* _Given problem_: Both end lines count: copy exactly from the line that contains "Clone this chart in Apache ECharts." to the line that contains "const large = [7.5, 11.6, 12.2, 13.3, 4.1, 1.2, 1.3];", and only those lines.

Source code of charts
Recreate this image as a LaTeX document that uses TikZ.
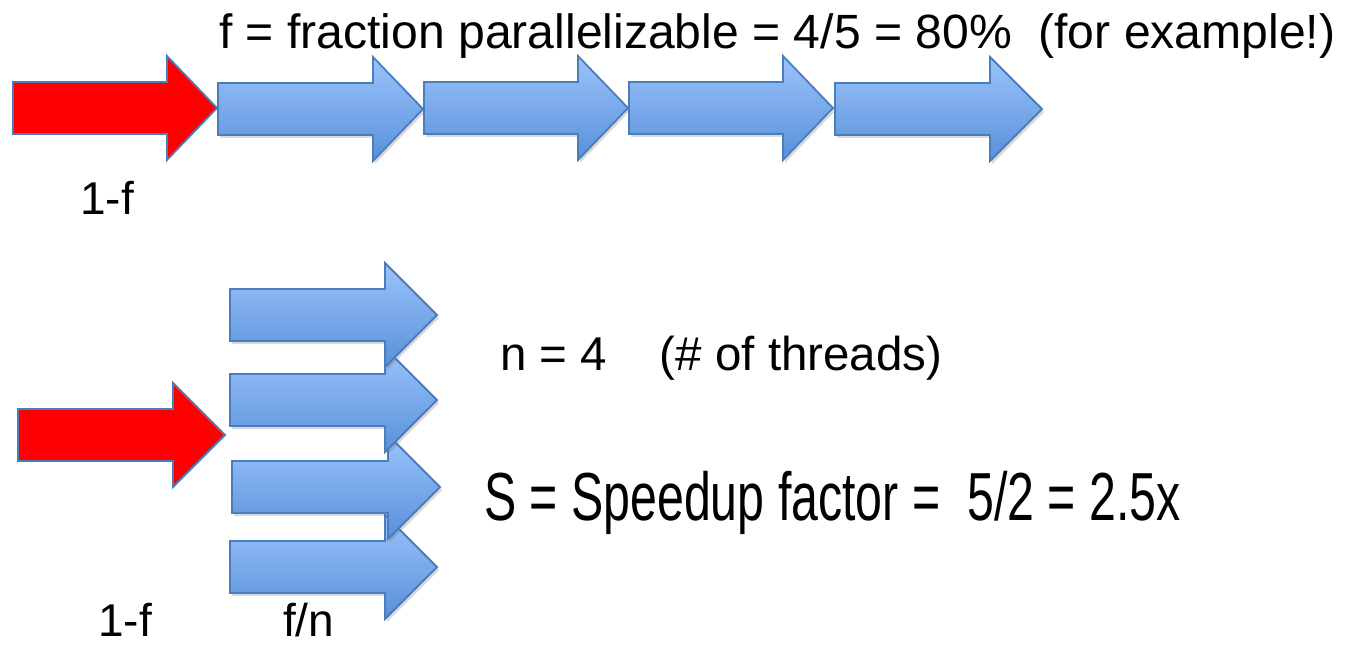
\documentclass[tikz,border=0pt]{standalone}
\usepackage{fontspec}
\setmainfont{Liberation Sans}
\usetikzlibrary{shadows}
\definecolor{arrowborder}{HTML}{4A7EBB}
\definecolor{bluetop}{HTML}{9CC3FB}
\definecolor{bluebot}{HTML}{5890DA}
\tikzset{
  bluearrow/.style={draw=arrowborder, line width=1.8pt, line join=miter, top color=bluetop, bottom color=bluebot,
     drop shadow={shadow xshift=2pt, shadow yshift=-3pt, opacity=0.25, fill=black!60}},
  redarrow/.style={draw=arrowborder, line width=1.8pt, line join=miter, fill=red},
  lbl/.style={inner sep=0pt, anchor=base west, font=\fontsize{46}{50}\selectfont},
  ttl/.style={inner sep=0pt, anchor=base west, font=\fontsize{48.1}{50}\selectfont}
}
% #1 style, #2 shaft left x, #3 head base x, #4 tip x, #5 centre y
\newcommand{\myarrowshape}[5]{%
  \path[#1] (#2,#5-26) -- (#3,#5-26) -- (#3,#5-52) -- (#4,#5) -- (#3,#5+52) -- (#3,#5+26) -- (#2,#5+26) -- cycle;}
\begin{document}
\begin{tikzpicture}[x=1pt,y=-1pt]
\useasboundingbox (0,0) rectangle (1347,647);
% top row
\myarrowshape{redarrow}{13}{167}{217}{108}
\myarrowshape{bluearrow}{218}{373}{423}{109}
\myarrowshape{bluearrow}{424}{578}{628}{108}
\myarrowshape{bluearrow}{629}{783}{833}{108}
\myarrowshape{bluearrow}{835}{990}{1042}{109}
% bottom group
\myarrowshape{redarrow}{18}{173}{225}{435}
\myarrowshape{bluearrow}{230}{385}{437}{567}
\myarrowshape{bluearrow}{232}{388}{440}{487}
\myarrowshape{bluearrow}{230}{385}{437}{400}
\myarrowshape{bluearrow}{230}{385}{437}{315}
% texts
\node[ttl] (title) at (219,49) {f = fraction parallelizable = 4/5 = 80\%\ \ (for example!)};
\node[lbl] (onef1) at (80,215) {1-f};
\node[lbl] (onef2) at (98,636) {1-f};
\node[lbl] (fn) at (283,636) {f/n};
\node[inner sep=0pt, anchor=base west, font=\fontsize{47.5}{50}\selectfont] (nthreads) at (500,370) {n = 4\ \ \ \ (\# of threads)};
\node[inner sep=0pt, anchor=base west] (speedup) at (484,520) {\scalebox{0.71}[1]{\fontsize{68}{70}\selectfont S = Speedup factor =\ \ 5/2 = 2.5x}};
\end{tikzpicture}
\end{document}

==

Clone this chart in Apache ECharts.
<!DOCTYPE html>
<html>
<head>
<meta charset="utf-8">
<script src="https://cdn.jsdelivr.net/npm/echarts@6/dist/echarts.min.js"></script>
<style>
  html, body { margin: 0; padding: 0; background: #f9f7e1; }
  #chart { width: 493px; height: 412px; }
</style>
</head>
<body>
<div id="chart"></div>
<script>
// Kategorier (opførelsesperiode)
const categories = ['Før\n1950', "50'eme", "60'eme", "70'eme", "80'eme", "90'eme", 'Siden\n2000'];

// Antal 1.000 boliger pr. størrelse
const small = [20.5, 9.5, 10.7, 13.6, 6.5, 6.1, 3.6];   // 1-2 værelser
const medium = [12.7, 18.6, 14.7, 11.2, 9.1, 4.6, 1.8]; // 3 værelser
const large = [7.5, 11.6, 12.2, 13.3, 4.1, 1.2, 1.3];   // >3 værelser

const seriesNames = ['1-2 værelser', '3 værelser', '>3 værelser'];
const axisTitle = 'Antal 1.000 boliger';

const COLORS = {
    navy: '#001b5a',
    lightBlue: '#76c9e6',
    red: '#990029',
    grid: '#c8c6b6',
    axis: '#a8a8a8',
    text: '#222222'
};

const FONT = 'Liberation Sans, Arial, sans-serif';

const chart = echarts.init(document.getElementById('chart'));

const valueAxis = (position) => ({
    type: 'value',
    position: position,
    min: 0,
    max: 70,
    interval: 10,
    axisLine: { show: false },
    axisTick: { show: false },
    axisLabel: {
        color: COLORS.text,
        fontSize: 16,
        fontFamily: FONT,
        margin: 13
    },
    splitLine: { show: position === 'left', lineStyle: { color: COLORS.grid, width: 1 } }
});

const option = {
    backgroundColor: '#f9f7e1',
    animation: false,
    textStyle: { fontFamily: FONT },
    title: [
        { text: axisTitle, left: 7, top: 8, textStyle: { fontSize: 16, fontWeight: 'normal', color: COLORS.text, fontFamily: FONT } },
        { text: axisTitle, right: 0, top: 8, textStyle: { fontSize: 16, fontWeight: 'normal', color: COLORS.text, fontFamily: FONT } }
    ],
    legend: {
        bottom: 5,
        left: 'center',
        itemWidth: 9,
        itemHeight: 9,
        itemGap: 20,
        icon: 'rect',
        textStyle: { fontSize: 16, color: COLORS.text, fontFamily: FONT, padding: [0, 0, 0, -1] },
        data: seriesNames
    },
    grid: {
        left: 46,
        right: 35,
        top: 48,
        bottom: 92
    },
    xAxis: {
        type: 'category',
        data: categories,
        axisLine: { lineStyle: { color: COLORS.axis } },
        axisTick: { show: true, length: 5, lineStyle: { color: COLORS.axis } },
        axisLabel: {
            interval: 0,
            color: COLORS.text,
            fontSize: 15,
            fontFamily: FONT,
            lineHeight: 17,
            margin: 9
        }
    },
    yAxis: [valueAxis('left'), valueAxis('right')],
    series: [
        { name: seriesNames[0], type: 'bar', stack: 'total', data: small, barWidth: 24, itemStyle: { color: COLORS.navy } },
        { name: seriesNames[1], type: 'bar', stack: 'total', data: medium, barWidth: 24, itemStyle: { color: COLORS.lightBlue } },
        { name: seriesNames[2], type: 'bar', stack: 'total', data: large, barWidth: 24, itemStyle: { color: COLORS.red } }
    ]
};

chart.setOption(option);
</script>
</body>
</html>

* _Result for this exercise_:
Clone this chart in Apache ECharts.
<!DOCTYPE html>
<html>
<head>
<meta charset="utf-8">
<script src="https://cdn.jsdelivr.net/npm/echarts@6/dist/echarts.min.js"></script>
<style>
  html, body { margin: 0; padding: 0; background: #f9f7e1; }
  #chart { width: 493px; height: 412px; }
</style>
</head>
<body>
<div id="chart"></div>
<script>
// Kategorier (opførelsesperiode)
const categories = ['Før\n1950', "50'eme", "60'eme", "70'eme", "80'eme", "90'eme", 'Siden\n2000'];

// Antal 1.000 boliger pr. størrelse
const small = [20.5, 9.5, 10.7, 13.6, 6.5, 6.1, 3.6];   // 1-2 værelser
const medium = [12.7, 18.6, 14.7, 11.2, 9.1, 4.6, 1.8]; // 3 værelser
const large = [7.5, 11.6, 12.2, 13.3, 4.1, 1.2, 1.3];   // >3 værelser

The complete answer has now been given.